*Short exercise*: Only the lines from the start of the data through the line with "const predInterval = [0.58, 1.35];" belong in the copy. Restate them word for word, minus the pictures.

[START OF Given material]

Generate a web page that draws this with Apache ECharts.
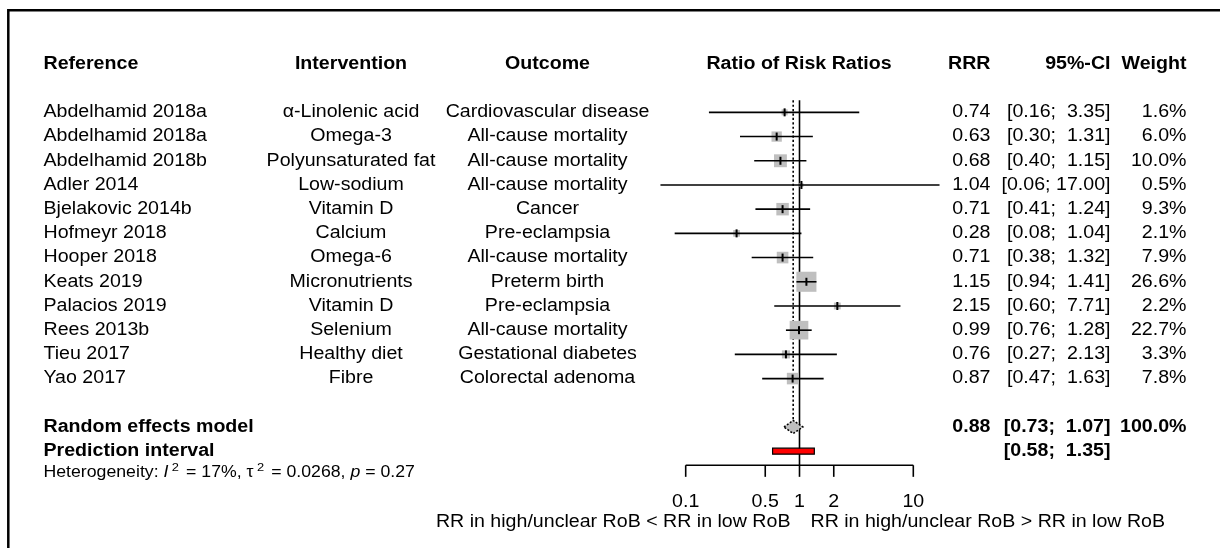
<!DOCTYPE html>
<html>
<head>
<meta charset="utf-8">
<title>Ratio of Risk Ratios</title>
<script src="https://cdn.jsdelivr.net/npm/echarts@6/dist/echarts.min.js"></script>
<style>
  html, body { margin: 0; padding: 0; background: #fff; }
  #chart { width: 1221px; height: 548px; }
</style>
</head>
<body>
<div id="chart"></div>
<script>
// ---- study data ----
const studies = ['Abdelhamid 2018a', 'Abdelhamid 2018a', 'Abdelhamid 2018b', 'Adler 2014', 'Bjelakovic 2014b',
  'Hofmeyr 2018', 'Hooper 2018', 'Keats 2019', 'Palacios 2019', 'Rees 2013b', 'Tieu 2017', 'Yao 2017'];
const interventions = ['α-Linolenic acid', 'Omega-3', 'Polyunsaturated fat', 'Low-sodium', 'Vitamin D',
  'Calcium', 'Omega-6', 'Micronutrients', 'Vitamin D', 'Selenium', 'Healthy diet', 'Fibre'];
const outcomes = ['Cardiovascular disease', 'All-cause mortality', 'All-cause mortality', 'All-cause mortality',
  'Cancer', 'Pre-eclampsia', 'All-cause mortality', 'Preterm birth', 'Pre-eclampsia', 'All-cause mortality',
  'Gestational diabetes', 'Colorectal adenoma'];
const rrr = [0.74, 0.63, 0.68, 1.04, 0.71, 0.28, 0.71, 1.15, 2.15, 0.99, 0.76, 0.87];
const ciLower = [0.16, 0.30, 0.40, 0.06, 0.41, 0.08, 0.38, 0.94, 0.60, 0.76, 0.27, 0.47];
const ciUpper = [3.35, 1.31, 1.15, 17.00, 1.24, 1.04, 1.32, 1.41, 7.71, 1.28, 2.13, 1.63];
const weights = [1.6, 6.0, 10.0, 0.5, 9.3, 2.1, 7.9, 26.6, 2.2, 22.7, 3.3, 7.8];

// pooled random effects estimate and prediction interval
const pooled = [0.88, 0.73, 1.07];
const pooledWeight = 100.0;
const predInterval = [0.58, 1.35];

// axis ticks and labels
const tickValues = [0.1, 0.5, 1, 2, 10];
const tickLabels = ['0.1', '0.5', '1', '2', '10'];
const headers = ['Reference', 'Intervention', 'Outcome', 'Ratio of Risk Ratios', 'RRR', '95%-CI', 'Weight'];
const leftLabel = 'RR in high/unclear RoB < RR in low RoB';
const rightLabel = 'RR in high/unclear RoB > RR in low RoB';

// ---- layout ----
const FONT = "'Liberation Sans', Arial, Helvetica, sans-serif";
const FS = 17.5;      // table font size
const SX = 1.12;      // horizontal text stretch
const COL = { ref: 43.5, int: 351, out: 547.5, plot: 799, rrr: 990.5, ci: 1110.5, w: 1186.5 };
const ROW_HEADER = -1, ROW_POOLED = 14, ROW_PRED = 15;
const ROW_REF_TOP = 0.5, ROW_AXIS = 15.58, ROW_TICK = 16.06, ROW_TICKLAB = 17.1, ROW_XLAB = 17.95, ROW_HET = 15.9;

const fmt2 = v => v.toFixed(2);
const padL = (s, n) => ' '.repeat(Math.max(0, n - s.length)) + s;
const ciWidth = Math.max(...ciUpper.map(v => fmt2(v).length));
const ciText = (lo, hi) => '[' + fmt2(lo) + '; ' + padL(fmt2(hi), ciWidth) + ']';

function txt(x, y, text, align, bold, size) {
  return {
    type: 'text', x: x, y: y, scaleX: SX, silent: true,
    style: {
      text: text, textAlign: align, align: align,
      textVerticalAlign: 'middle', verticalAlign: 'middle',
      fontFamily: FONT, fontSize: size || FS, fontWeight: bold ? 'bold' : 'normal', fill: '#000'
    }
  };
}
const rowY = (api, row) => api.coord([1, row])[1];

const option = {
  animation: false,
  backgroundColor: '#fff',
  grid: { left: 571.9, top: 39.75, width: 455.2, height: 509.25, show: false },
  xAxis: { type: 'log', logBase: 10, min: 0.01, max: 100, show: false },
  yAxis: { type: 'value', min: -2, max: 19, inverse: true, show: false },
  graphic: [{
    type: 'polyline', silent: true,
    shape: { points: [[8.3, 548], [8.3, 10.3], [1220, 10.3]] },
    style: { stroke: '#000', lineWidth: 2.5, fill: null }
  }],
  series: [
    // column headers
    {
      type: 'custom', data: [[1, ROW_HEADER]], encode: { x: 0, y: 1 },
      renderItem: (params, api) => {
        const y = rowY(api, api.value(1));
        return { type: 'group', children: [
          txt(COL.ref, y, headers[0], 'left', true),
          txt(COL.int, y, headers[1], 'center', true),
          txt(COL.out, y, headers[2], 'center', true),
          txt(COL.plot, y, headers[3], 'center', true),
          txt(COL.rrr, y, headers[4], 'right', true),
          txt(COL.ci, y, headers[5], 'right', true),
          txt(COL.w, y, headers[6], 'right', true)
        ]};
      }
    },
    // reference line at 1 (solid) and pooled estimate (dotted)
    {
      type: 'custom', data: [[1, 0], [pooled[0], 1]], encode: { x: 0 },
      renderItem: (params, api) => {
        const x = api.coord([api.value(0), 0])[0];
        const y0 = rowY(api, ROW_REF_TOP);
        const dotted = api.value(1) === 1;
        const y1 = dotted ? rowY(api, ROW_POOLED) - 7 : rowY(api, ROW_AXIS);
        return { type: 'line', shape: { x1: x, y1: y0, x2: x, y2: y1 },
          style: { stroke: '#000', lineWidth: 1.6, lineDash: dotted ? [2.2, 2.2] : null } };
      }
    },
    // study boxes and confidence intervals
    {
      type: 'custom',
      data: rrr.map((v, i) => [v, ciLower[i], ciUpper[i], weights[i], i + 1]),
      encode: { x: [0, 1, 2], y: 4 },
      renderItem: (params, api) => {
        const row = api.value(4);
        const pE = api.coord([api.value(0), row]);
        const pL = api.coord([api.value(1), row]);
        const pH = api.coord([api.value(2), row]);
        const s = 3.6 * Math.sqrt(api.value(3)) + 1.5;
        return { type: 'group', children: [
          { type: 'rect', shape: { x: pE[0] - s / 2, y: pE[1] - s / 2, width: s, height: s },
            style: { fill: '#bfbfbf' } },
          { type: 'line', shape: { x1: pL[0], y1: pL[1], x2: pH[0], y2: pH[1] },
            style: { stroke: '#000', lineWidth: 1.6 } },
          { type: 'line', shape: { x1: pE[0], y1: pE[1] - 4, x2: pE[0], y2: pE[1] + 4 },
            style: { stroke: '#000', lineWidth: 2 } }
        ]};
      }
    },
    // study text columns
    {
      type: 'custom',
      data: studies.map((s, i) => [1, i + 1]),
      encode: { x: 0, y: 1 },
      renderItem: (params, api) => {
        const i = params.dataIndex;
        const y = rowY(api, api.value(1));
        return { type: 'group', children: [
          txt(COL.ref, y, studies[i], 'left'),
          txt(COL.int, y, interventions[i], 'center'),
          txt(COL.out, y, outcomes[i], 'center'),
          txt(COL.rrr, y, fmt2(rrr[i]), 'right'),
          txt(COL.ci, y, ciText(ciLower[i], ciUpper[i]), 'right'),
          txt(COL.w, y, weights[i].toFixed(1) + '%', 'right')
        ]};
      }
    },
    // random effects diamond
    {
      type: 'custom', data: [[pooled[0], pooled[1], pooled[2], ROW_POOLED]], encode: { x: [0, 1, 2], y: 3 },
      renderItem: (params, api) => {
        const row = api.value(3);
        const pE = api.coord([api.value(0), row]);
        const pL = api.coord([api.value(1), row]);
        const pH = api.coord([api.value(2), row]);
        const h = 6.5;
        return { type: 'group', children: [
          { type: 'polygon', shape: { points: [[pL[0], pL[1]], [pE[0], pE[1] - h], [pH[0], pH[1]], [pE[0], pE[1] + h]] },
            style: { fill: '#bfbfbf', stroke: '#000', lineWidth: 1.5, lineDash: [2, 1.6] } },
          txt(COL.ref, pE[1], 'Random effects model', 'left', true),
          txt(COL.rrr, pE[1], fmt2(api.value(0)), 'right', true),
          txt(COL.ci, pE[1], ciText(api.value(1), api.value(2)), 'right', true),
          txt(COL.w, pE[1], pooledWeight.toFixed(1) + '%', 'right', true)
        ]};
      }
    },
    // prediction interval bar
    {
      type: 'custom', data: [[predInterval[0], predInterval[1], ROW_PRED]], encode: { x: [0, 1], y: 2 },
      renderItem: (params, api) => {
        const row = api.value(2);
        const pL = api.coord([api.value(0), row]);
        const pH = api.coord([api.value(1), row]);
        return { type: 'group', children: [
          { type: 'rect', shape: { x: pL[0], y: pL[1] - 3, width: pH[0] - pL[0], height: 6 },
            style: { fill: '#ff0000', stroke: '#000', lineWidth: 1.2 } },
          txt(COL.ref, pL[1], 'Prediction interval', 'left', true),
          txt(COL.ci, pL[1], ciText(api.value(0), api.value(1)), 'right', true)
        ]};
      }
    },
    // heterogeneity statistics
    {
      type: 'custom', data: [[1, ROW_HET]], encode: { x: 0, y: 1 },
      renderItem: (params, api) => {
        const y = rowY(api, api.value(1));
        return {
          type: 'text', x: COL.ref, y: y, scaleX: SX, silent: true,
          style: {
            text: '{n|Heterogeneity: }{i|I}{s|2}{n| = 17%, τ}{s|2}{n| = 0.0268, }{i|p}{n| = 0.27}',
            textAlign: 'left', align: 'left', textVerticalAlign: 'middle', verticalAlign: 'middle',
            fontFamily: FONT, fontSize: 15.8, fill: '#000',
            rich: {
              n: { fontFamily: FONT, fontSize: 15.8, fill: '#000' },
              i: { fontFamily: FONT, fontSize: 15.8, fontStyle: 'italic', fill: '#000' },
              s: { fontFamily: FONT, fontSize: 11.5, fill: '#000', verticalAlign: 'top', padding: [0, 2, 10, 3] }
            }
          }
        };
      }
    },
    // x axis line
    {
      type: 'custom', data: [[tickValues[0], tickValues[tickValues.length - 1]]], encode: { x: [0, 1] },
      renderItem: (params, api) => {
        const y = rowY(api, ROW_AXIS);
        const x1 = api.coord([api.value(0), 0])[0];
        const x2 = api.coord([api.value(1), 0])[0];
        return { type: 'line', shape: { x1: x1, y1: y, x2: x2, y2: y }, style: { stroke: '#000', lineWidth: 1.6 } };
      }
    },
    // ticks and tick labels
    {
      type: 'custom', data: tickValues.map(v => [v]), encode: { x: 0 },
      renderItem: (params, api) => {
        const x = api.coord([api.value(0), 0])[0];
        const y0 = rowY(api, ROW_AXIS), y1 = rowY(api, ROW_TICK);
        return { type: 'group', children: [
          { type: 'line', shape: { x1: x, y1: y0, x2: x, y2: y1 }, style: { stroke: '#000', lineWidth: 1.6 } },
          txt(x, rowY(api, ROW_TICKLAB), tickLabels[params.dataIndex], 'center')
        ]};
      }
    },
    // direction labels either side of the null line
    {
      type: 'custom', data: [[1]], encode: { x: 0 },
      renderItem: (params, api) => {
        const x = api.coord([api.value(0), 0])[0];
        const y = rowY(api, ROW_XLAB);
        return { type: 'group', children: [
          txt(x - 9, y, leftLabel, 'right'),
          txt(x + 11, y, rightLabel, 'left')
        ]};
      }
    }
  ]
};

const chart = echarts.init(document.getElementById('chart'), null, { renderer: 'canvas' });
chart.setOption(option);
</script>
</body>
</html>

[END OF Given material]

*Solution for this problem*:
Generate a web page that draws this with Apache ECharts.
<!DOCTYPE html>
<html>
<head>
<meta charset="utf-8">
<title>Ratio of Risk Ratios</title>
<script src="https://cdn.jsdelivr.net/npm/echarts@6/dist/echarts.min.js"></script>
<style>
  html, body { margin: 0; padding: 0; background: #fff; }
  #chart { width: 1221px; height: 548px; }
</style>
</head>
<body>
<div id="chart"></div>
<script>
// ---- study data ----
const studies = ['Abdelhamid 2018a', 'Abdelhamid 2018a', 'Abdelhamid 2018b', 'Adler 2014', 'Bjelakovic 2014b',
  'Hofmeyr 2018', 'Hooper 2018', 'Keats 2019', 'Palacios 2019', 'Rees 2013b', 'Tieu 2017', 'Yao 2017'];
const interventions = ['α-Linolenic acid', 'Omega-3', 'Polyunsaturated fat', 'Low-sodium', 'Vitamin D',
  'Calcium', 'Omega-6', 'Micronutrients', 'Vitamin D', 'Selenium', 'Healthy diet', 'Fibre'];
const outcomes = ['Cardiovascular disease', 'All-cause mortality', 'All-cause mortality', 'All-cause mortality',
  'Cancer', 'Pre-eclampsia', 'All-cause mortality', 'Preterm birth', 'Pre-eclampsia', 'All-cause mortality',
  'Gestational diabetes', 'Colorectal adenoma'];
const rrr = [0.74, 0.63, 0.68, 1.04, 0.71, 0.28, 0.71, 1.15, 2.15, 0.99, 0.76, 0.87];
const ciLower = [0.16, 0.30, 0.40, 0.06, 0.41, 0.08, 0.38, 0.94, 0.60, 0.76, 0.27, 0.47];
const ciUpper = [3.35, 1.31, 1.15, 17.00, 1.24, 1.04, 1.32, 1.41, 7.71, 1.28, 2.13, 1.63];
const weights = [1.6, 6.0, 10.0, 0.5, 9.3, 2.1, 7.9, 26.6, 2.2, 22.7, 3.3, 7.8];

// pooled random effects estimate and prediction interval
const pooled = [0.88, 0.73, 1.07];
const pooledWeight = 100.0;
const predInterval = [0.58, 1.35];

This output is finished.